The other avenue for action, says Pearshouse, is to step up pressure on UNODC to move methadone and buprenorphine from Schedule I to Schedule II or III of the Convention on Psychotropic Substances. Schedule I substances include cocaine, heroin and LSD, drugs with high potential for destructive abuse, but also includes methadone. Schedule III covers drugs with significant potential for abuse which nevertheless offer therapeutic value. Movement of methadone from Schedule I, argues Pearshouse, may give health ministries greater backing to argue for reform of national drug laws in order to allow substitution therapy, because it would undermine the argument that methadone substitution contravenes UN conventions.
Although movement from Schedule I occurs on the basis of expert advice from WHO, it is ultimately a political decision that is made by the Commission on Narcotic Drugs, the central drug policy-making body within the UN system. The United States has repeatedly blocked attempts by the Commission to liberalise statements on needle exchange, claiming that needle exchange does nothing to reduce demand for drugs, but has remained silent on substitution therapy and its proven potential to reduce the demand for drugs.
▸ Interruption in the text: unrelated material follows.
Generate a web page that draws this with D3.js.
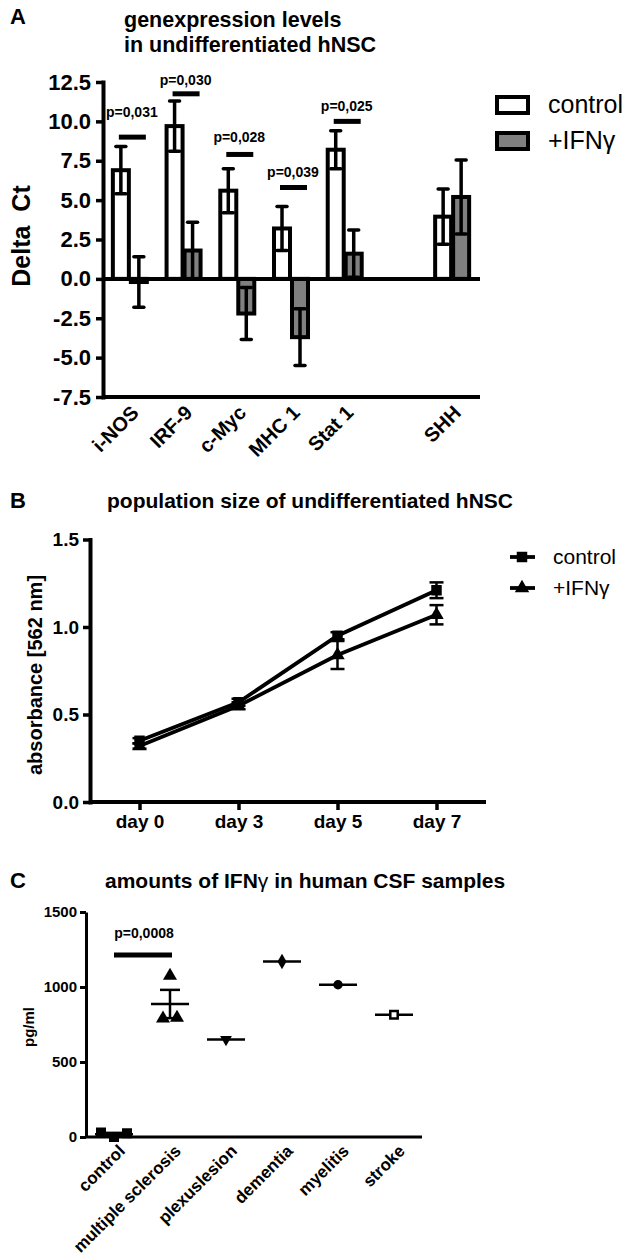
<!DOCTYPE html>
<html><head><meta charset="utf-8">
<script src="https://cdn.jsdelivr.net/npm/d3@7"></script>
<style>
body{margin:0;background:#fff}
svg{display:block}
text{font-family:"Liberation Sans",Arial,Helvetica,sans-serif;fill:#000}
</style>
</head><body>
<svg id="chart" width="630" height="1260"></svg>
<script>
// ---------- Panel A data ----------
const genes = ["i-NOS", "IRF-9", "c-Myc", "MHC 1", "Stat 1", "", "SHH"];
const controlMean = [6.9, 9.7, 5.6, 3.2, 8.2, null, 3.95];
const controlErr  = [1.5, 1.6, 1.4, 1.4, 1.2, null, 1.75];
const ifnMean     = [-0.2, 1.8, -2.2, -3.7, 1.6, null, 5.2];
const ifnErr      = [1.6, 1.8, 1.65, 1.8, 1.5, null, 2.35];
const pGenes      = ["i-NOS", "IRF-9", "c-Myc", "MHC 1", "Stat 1"];
const pLabelsA    = ["p=0,031", "p=0,030", "p=0,028", "p=0,039", "p=0,025"];
const pLineLevel  = [9.0, 11.75, 7.9, 5.8, 10.0];
const pTextLevel  = [10.3, 12.3, 8.7, 6.5, 10.65];
const yTicksA     = [-7.5, -5, -2.5, 0, 2.5, 5, 7.5, 10, 12.5];
const seriesA     = ["control", "+IFNγ"];

// ---------- Panel B data ----------
const days        = ["day 0", "day 3", "day 5", "day 7"];
const bControl    = [0.35, 0.57, 0.95, 1.21];
const bControlErr = [0.015, 0.02, 0.02, 0.045];
const bIfn        = [0.32, 0.55, 0.84, 1.07];
const bIfnErr     = [0.015, 0.02, 0.08, 0.055];
const yTicksB     = [0, 0.5, 1.0, 1.5];

// ---------- Panel C data ----------
const groupsC     = ["control", "multiple sclerosis", "plexuslesion", "dementia", "myelitis", "stroke"];
const cControl    = [30, 0, 25];
const cMS         = [1075, 790, 795];
const cPlexus     = [650];
const cDementia   = [1170];
const cMyelitis   = [1015];
const cStroke     = [815];
const yTicksC     = [0, 500, 1000, 1500];
const pLabelC     = "p=0,0008";
const pLevelC     = 1213;

const svg = d3.select("#chart");

// ================= PANEL A =================
const xA = d3.scaleBand().domain(genes).range([103, 479]).paddingInner(0.33).paddingOuter(0.165);
const xA1 = d3.scaleBand().domain(seriesA).range([0, xA.bandwidth()]);
const yA = d3.scaleLinear().domain([-7.5, 12.5]).range([397, 82]);
const A = svg.append("g");

A.append("text").attr("x", 10).attr("y", 24).attr("font-size", 22).attr("font-weight", "bold").text("A");
A.append("text").attr("x", 124).attr("y", 27).attr("font-size", 21.5).attr("font-weight", "bold").text("genexpression levels");
A.append("text").attr("x", 124).attr("y", 52).attr("font-size", 21.5).attr("font-weight", "bold").text("in undifferentiated hNSC");

const yAxA = A.append("g").attr("transform", "translate(103,0)")
  .call(d3.axisLeft(yA).tickValues(yTicksA).tickFormat(d => d.toFixed(1)).tickSize(7).tickPadding(5).tickSizeOuter(0));
yAxA.select(".domain").attr("stroke-width", 4).attr("stroke-linecap", "square");
yAxA.selectAll(".tick line").attr("stroke-width", 3.5);
yAxA.selectAll(".tick text").attr("font-size", 22).attr("font-weight", "bold").attr("font-family", null);

A.append("text").attr("transform", "translate(30,236) rotate(-90)").attr("text-anchor", "middle")
  .attr("font-size", 25).attr("font-weight", "bold").attr("xml:space", "preserve").text("Delta  Ct");

// bars
const barData = [];
genes.forEach((g, i) => {
  if (controlMean[i] !== null) barData.push({g, s: "control", m: controlMean[i], e: controlErr[i]});
  if (ifnMean[i] !== null) barData.push({g, s: "+IFNγ", m: ifnMean[i], e: ifnErr[i]});
});
const fillA = d3.scaleOrdinal().domain(seriesA).range(["#ffffff", "#808080"]);
const barG = A.append("g");
barG.selectAll("rect").data(barData).join("rect")
  .attr("x", d => xA(d.g) + xA1(d.s) + 1)
  .attr("width", xA1.bandwidth() - 2)
  .attr("y", d => Math.min(yA(d.m), yA(0)))
  .attr("height", d => Math.abs(yA(d.m) - yA(0)))
  .attr("fill", d => fillA(d.s)).attr("stroke", "#000").attr("stroke-width", 4);
// error bars
const errG = A.append("g").attr("stroke", "#000").attr("stroke-width", 3.5);
barData.forEach(d => {
  const cx = xA(d.g) + xA1(d.s) + xA1.bandwidth() / 2;
  errG.append("line").attr("x1", cx).attr("x2", cx).attr("y1", yA(d.m - d.e)).attr("y2", yA(d.m + d.e));
  [d.m - d.e, d.m + d.e].forEach(v => errG.append("line").attr("x1", cx - 5).attr("x2", cx + 5).attr("y1", yA(v)).attr("y2", yA(v)).attr("stroke-linecap", "round"));
});
// zero line
A.append("line").attr("x1", 103).attr("x2", 480).attr("y1", yA(0)).attr("y2", yA(0)).attr("stroke", "#000").attr("stroke-width", 4);
// bottom axis with rotated labels
const xAxA = A.append("g").attr("transform", `translate(0,${yA(-7.5)})`)
  .call(d3.axisBottom(xA).tickSize(0).tickSizeOuter(0));
xAxA.select(".domain").attr("stroke-width", 4).attr("d", `M103,0H480`);
xAxA.selectAll(".tick text").attr("font-size", 20).attr("font-weight", "bold").attr("font-family", null)
  .attr("text-anchor", "end").attr("x", 0).attr("y", 0).attr("dy", 0)
  .attr("transform", "translate(10,17) rotate(-45)");
// p-values
pGenes.forEach((g, i) => {
  const c = xA(g) + xA.bandwidth() / 2;
  A.append("line").attr("x1", c - 11).attr("x2", c + 16).attr("y1", yA(pLineLevel[i])).attr("y2", yA(pLineLevel[i]))
    .attr("stroke", "#000").attr("stroke-width", 5);
  A.append("text").attr("x", c + 2).attr("y", yA(pTextLevel[i])).attr("text-anchor", "middle")
    .attr("font-size", 14).attr("font-weight", "bold").text(pLabelsA[i]);
});
// legend A
const legA = A.append("g");
seriesA.forEach((s, i) => {
  legA.append("rect").attr("x", 497).attr("y", 97 + i * 36).attr("width", 31).attr("height", 16)
    .attr("fill", fillA(s)).attr("stroke", "#000").attr("stroke-width", 4);
  legA.append("text").attr("x", 548).attr("y", 113 + i * 36).attr("font-size", 25).text(s);
});

// ================= PANEL B =================
const xB = d3.scalePoint().domain(days).range([90, 486]).padding(0.5);
const yB = d3.scaleLinear().domain([0, 1.5]).range([802, 539.5]);
const B = svg.append("g");
B.append("text").attr("x", 10).attr("y", 508).attr("font-size", 22).attr("font-weight", "bold").text("B");
B.append("text").attr("x", 310).attr("y", 508).attr("text-anchor", "middle").attr("font-size", 21).attr("font-weight", "bold")
  .text("population size of undifferentiated hNSC");

const yAxB = B.append("g").attr("transform", "translate(90,0)")
  .call(d3.axisLeft(yB).tickValues(yTicksB).tickFormat(d => d.toFixed(1)).tickSize(7).tickPadding(4).tickSizeOuter(0));
yAxB.select(".domain").attr("stroke-width", 4).attr("stroke-linecap", "square");
yAxB.selectAll(".tick line").attr("stroke-width", 3.5);
yAxB.selectAll(".tick text").attr("font-size", 19).attr("font-weight", "bold").attr("font-family", null);
const xAxB = B.append("g").attr("transform", "translate(0,802)")
  .call(d3.axisBottom(xB).tickSize(8).tickPadding(5).tickSizeOuter(0));
xAxB.select(".domain").attr("stroke-width", 4).attr("d", "M90,0H486");
xAxB.selectAll(".tick line").attr("stroke-width", 3.5);
xAxB.selectAll(".tick text").attr("font-size", 19).attr("font-weight", "bold").attr("font-family", null);
B.append("text").attr("transform", "translate(42,675) rotate(-90)").attr("text-anchor", "middle")
  .attr("font-size", 20).attr("font-weight", "bold").text("absorbance [562 nm]");

const seriesB = [
  {name: "control", vals: bControl, errs: bControlErr, sym: d3.symbolSquare, size: 110},
  {name: "+IFNγ", vals: bIfn, errs: bIfnErr, sym: d3.symbolTriangle, size: 90}
];
const lineB = d3.line().x((d, i) => xB(days[i])).y(d => yB(d));
seriesB.forEach(s => {
  B.append("path").attr("d", lineB(s.vals)).attr("fill", "none").attr("stroke", "#000").attr("stroke-width", 3.8);
  s.vals.forEach((v, i) => {
    const cx = xB(days[i]);
    const e = s.errs[i];
    B.append("line").attr("x1", cx).attr("x2", cx).attr("y1", yB(v - e)).attr("y2", yB(v + e)).attr("stroke", "#000").attr("stroke-width", 2.5);
    [v - e, v + e].forEach(w => B.append("line").attr("x1", cx - 7).attr("x2", cx + 7).attr("y1", yB(w)).attr("y2", yB(w)).attr("stroke", "#000").attr("stroke-width", 2.5));
    B.append("path").attr("d", d3.symbol(s.sym, s.size)()).attr("transform", `translate(${cx},${yB(v)})`).attr("fill", "#000");
  });
});
seriesB.forEach((s, i) => {
  const ly = 557 + i * 31;
  B.append("line").attr("x1", 510).attr("x2", 535).attr("y1", ly).attr("y2", ly).attr("stroke", "#000").attr("stroke-width", 3.8);
  B.append("path").attr("d", d3.symbol(s.sym, s.size)()).attr("transform", `translate(522,${ly})`).attr("fill", "#000");
  B.append("text").attr("x", 553).attr("y", ly + 7).attr("font-size", 21).text(s.name);
});

// ================= PANEL C =================
const xC = d3.scaleBand().domain(groupsC).range([86, 422]);
const yC = d3.scaleLinear().domain([0, 1500]).range([1137, 912]);
const C = svg.append("g");
C.append("text").attr("x", 10).attr("y", 888).attr("font-size", 22).attr("font-weight", "bold").text("C");
const tC = C.append("text").attr("x", 105).attr("y", 888).attr("font-size", 21).attr("font-weight", "bold");
tC.append("tspan").text("amounts of IFN");
tC.append("tspan").attr("font-weight", "normal").text("γ");
tC.append("tspan").text(" in human CSF samples");

const yAxC = C.append("g").attr("transform", "translate(86,0)")
  .call(d3.axisLeft(yC).tickValues(yTicksC).tickFormat(d3.format("d")).tickSize(6).tickPadding(3).tickSizeOuter(0));
yAxC.select(".domain").attr("stroke-width", 3);
yAxC.selectAll(".tick line").attr("stroke-width", 3);
yAxC.selectAll(".tick text").attr("font-size", 15).attr("font-weight", "bold").attr("font-family", null);
const xAxC = C.append("g").attr("transform", "translate(0,1137)")
  .call(d3.axisBottom(xC).tickSize(0).tickSizeOuter(0));
xAxC.select(".domain").attr("stroke-width", 3).attr("d", "M86,0H422");
xAxC.selectAll(".tick text").attr("font-size", 17).attr("font-weight", "bold").attr("font-family", null)
  .attr("text-anchor", "end").attr("x", 0).attr("y", 0).attr("dy", 0)
  .attr("transform", "translate(12,15) rotate(-45)");
C.append("text").attr("transform", "translate(34,1027) rotate(-90)").attr("text-anchor", "middle")
  .attr("font-size", 15).attr("font-weight", "bold").text("pg/ml");

const groupData = [
  {g: "control", vals: cControl, sym: d3.symbolSquare, size: 100, fill: "#000", rot: 0},
  {g: "multiple sclerosis", vals: cMS, sym: d3.symbolTriangle, size: 85, fill: "#000", rot: 0},
  {g: "plexuslesion", vals: cPlexus, sym: d3.symbolTriangle, size: 60, fill: "#000", rot: 180},
  {g: "dementia", vals: cDementia, sym: d3.symbolDiamond, size: 70, fill: "#000", rot: 0},
  {g: "myelitis", vals: cMyelitis, sym: d3.symbolCircle, size: 70, fill: "#000", rot: 0},
  {g: "stroke", vals: cStroke, sym: d3.symbolSquare, size: 55, fill: "#fff", rot: 0}
];
groupData.forEach(gd => {
  const c = xC(gd.g) + xC.bandwidth() / 2;
  const m = d3.mean(gd.vals);
  // mean line
  C.append("line").attr("x1", c - 19).attr("x2", c + 19).attr("y1", yC(m)).attr("y2", yC(m)).attr("stroke", "#000").attr("stroke-width", 2.5);
  if (gd.vals.length > 1) {
    const sem = d3.deviation(gd.vals) / Math.sqrt(gd.vals.length);
    C.append("line").attr("x1", c).attr("x2", c).attr("y1", yC(m - sem)).attr("y2", yC(m + sem)).attr("stroke", "#000").attr("stroke-width", 2.5);
    [m - sem, m + sem].forEach(v => C.append("line").attr("x1", c - 10).attr("x2", c + 10).attr("y1", yC(v)).attr("y2", yC(v)).attr("stroke", "#000").attr("stroke-width", 2.5));
  }
  // group points whose pixel positions overlap and spread them horizontally (keeping data order)
  const pts = gd.vals.map((v, idx) => ({v, idx, py: yC(v)}));
  const clusters = [];
  pts.forEach(p => {
    const cl = clusters.find(cl => cl.some(q => Math.abs(q.py - p.py) < 10));
    if (cl) cl.push(p); else clusters.push([p]);
  });
  clusters.forEach(cl => {
    const step = cl.length > 2 ? 13 : 14;
    cl.forEach((p, k) => {
      const px = c + (k - (cl.length - 1) / 2) * step;
      C.append("path").attr("d", d3.symbol(gd.sym, gd.size)())
        .attr("transform", `translate(${px},${p.py}) rotate(${gd.rot})`)
        .attr("fill", gd.fill).attr("stroke", "#000").attr("stroke-width", gd.fill === "#fff" ? 2.5 : 0);
    });
  });
});
// p-value bracket
const c0 = xC("control") + xC.bandwidth() / 2, c1 = xC("multiple sclerosis") + xC.bandwidth() / 2;
C.append("line").attr("x1", c0).attr("x2", c1 + 2).attr("y1", yC(pLevelC)).attr("y2", yC(pLevelC)).attr("stroke", "#000").attr("stroke-width", 5);
C.append("text").attr("x", (c0 + c1) / 2 + 2).attr("y", yC(pLevelC) - 17).attr("text-anchor", "middle")
  .attr("font-size", 14).attr("font-weight", "bold").text(pLabelC);
</script>
</body></html>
But even where substitution therapy programmes do exist, entry criteria and practices affect the ability of drug users to access treatment. Any illicit drug use alongside substitution therapy may result in termination of the therapy, and patients often have no control over the methadone doses they receive, which can be particularly problematic in those receiving efavirenz-based antiretroviral therapy, Konstantin Lezhentsev of the International Harm Reduction Programme told the conference. Since efavirenz reduces methadone levels by 50%, drug users can begin to experience withdrawal symptoms within a few days of beginning efavirenz treatment. “Methadone doses should be determined in consultation with the patient and in accordance with medical best practice, and dosage should never be used as a reward or punishment for people receiving substitution therapy,” said Richard Pearshouse.
Duration of substitution therapy also needs to be adequate to ensure treatment effectiveness; programmes that give only six months of methadone inevitably perpetuate a cycle of drug dependence because they don’t give drug users long enough to address the psychosocial factors that encourage drug use.